Where the portraits of Finkelstein, Albanese, and Varoufakis carried the weight of known resistance, specific histories, specific costs, the figure in this work is the archetype: the activist who has become faceless through sheer attrition. No name, just the posture of endurance, the body curled inward, the green residue of struggle still clinging to the surface.

In the Extraction cycle, this drawing functions as both culmination and warning. The named resistors refused erasure through stubborn particularity; the anonymous YouTubers dissolved into performance and noise. Here, the invented head represents the point where resistance itself begins to lose definition: the person who keeps showing up, keeps marching, keeps documenting, until the individual dissolves into the collective cause, the face worn away by repetition, repression, and the slow grind of systems that extract hope as efficiently as they extract resources.

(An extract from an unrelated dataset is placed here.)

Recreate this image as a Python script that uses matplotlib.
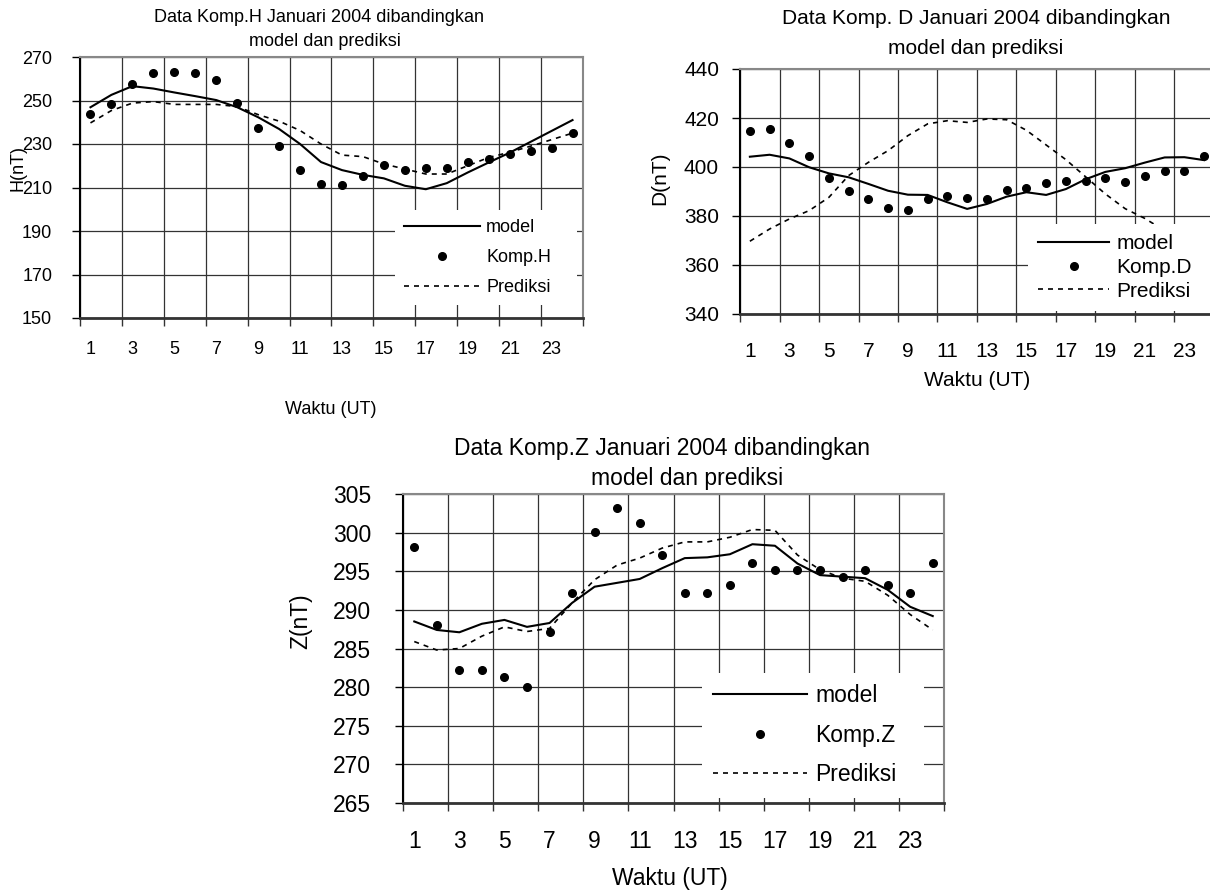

The small scale (20.5 × 19 cm) and mixed media intensify the fragility: pencil and charcoal for the fragile outline, acrylic for the corrosive green that feels like it could eat through the paper. The head is not disappearing; it is being overwritten, covered, yet still stubbornly present beneath the marks. Here is what remains when the activist has given everything, the posture of refusal, the residue of struggle, and a void where the individual once stood. A chilling counterpoint to the named portraits. The invented head is the ghost that haunts them all.